Exercise prompt =
Reproduce exactly only the lines from the line that holds "Clone this chart" to the line that holds "Chart.register(...registerables);", inclusive, in the listing below, and please leave out every picture.

Source data =
********************

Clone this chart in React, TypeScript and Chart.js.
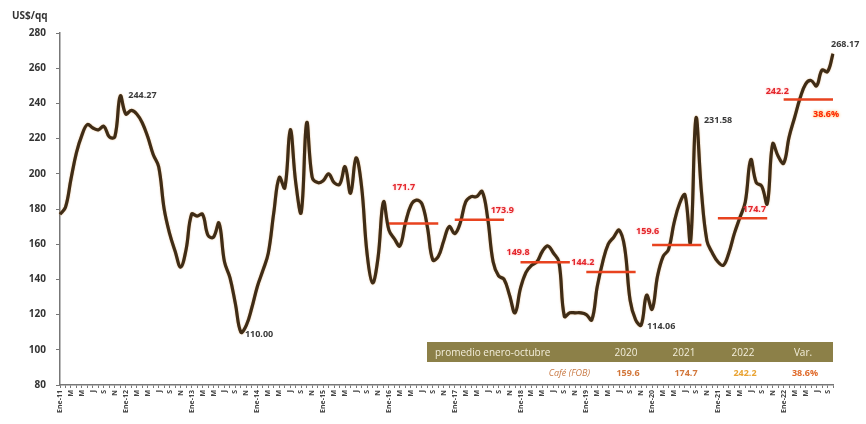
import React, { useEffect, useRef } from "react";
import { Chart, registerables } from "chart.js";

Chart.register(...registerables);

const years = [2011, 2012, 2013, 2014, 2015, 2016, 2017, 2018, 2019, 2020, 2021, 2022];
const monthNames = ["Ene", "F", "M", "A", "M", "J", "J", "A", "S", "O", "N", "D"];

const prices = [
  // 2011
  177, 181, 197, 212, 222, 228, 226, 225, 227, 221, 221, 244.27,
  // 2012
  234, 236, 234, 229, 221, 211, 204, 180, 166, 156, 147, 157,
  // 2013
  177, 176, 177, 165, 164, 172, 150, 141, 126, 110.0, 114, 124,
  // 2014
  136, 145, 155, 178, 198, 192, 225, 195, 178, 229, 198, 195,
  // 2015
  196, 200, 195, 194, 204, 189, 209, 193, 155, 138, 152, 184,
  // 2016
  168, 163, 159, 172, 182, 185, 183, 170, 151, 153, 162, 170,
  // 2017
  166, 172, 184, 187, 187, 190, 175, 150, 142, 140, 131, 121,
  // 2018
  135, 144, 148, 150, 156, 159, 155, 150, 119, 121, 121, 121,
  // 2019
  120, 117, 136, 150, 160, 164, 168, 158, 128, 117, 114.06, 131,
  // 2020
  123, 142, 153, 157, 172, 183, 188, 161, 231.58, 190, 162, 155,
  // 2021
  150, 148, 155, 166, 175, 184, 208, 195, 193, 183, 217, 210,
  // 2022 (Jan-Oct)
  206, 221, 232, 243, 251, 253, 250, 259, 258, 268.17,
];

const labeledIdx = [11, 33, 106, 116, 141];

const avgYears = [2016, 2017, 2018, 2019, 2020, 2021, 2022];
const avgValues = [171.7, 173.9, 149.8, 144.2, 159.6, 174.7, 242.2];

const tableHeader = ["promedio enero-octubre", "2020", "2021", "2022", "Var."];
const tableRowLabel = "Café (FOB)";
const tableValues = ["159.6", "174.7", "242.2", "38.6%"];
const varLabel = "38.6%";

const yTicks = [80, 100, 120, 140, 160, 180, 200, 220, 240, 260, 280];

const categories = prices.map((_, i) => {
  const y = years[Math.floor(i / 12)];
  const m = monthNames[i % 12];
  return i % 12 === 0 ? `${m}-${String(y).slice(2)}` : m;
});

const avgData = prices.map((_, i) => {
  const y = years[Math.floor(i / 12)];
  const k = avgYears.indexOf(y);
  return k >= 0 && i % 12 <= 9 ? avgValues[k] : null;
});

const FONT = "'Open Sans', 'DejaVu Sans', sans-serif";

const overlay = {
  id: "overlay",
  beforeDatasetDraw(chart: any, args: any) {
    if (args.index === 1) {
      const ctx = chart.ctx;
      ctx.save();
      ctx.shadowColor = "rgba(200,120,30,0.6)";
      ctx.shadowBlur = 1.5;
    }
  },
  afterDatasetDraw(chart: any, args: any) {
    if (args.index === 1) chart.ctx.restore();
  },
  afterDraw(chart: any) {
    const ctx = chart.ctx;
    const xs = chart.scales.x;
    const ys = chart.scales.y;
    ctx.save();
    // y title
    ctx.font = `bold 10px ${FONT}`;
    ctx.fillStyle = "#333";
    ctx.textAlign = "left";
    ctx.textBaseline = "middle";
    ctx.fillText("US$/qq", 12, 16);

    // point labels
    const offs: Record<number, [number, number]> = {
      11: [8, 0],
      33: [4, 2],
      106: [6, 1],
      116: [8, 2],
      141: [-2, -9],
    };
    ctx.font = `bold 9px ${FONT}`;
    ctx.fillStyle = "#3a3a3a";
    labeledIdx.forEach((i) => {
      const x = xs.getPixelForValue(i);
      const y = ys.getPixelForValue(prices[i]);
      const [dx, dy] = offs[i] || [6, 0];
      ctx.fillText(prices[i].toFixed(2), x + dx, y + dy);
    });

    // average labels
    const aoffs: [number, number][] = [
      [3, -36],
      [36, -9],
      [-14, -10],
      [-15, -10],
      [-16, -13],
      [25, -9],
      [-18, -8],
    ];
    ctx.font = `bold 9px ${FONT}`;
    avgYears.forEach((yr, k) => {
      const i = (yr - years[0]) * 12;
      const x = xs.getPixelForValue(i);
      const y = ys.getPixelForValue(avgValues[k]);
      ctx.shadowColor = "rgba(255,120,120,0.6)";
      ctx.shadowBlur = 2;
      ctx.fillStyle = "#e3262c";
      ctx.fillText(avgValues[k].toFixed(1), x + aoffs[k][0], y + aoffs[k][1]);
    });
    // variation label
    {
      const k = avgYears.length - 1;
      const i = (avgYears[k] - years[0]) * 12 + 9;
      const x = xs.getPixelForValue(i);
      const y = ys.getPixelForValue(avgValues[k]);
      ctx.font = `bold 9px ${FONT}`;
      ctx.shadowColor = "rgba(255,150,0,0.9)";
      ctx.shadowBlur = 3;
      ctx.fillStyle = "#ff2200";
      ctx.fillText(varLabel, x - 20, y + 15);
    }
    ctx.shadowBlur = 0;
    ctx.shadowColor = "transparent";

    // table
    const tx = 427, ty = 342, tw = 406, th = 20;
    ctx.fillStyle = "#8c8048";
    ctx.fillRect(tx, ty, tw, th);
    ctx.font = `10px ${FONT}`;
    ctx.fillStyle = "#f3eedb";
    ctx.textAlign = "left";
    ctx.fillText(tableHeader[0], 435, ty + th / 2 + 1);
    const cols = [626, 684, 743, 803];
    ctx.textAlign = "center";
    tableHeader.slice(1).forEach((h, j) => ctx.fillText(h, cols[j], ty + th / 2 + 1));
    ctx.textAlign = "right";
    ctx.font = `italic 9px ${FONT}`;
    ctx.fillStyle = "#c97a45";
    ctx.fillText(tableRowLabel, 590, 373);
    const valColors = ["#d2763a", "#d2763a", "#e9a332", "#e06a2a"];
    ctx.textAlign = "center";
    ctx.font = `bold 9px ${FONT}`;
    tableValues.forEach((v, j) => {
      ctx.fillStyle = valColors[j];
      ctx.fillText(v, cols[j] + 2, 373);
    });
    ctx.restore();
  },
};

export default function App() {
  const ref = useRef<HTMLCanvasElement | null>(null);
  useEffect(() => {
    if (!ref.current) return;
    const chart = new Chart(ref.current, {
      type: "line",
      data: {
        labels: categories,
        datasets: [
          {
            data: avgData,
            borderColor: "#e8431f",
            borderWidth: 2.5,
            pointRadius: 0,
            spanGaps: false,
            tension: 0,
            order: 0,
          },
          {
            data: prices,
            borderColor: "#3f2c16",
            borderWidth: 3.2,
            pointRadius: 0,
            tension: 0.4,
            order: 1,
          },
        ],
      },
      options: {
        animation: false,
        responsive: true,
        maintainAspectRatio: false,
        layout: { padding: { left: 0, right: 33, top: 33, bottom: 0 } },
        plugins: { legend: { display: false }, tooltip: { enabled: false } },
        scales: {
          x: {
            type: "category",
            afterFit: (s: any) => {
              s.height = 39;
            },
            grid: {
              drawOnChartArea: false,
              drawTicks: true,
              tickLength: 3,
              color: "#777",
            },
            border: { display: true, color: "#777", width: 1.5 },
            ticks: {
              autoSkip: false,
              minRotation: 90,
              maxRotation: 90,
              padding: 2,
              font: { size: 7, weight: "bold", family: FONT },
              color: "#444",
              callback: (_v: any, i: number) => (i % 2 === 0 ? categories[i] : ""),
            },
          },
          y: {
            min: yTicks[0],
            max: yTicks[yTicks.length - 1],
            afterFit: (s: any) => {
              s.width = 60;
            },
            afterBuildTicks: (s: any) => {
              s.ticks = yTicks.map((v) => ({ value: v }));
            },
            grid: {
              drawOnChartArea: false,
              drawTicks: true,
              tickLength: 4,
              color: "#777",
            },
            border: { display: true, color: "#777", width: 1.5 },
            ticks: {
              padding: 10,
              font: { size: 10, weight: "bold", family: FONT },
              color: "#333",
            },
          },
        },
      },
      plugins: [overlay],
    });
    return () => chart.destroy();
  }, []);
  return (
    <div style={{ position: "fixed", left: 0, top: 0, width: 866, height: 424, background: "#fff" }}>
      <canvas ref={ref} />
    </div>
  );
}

********************

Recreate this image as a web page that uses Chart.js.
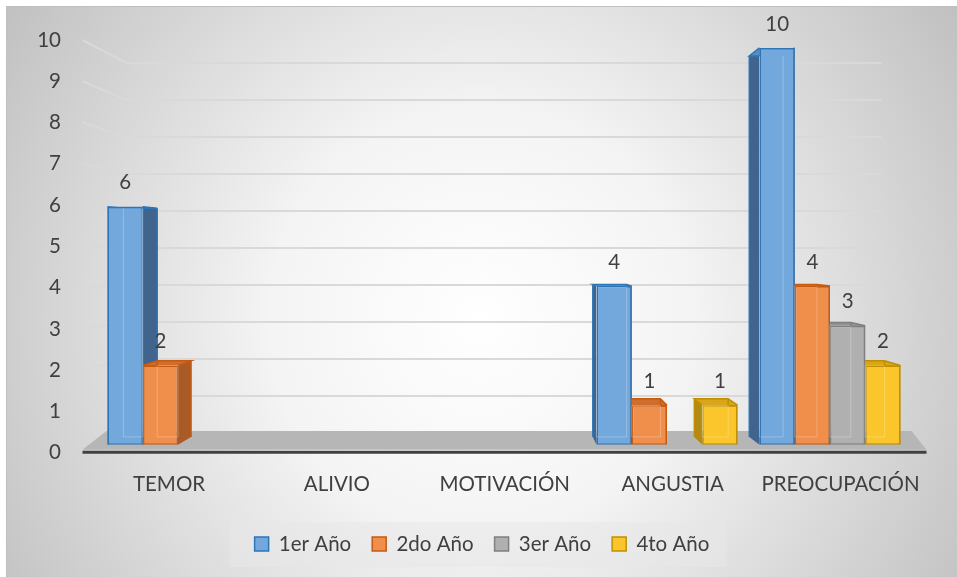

********************

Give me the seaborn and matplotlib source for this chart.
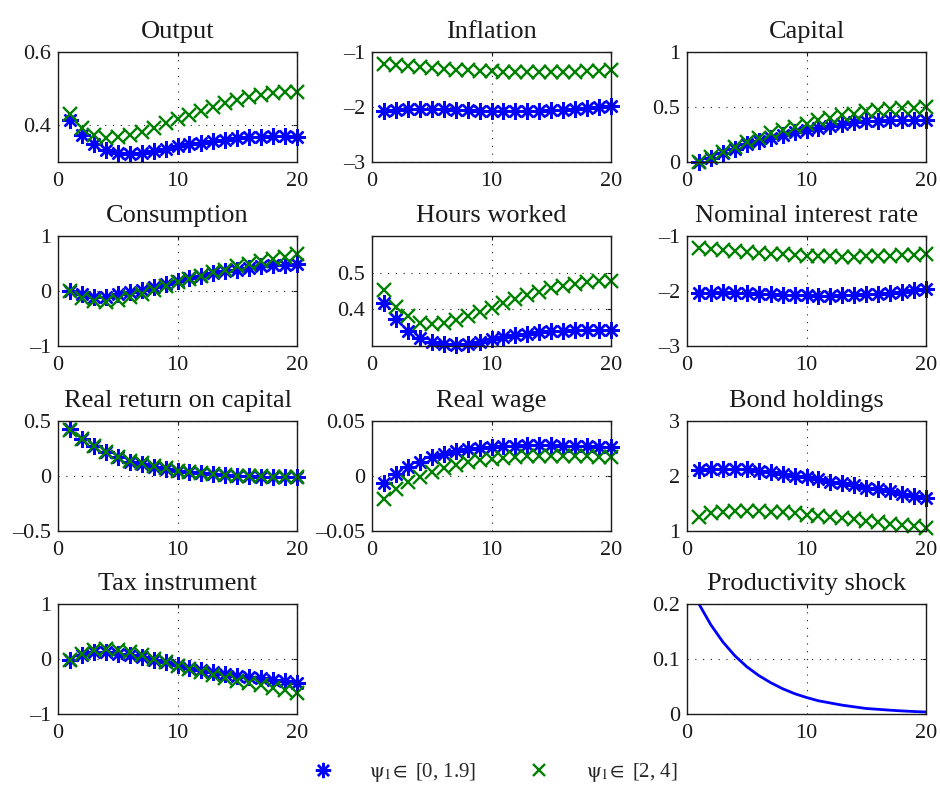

********************

Output for this task =
Clone this chart in React, TypeScript and Chart.js.
import React, { useEffect, useRef } from "react";
import { Chart, registerables } from "chart.js";

Chart.register(...registerables);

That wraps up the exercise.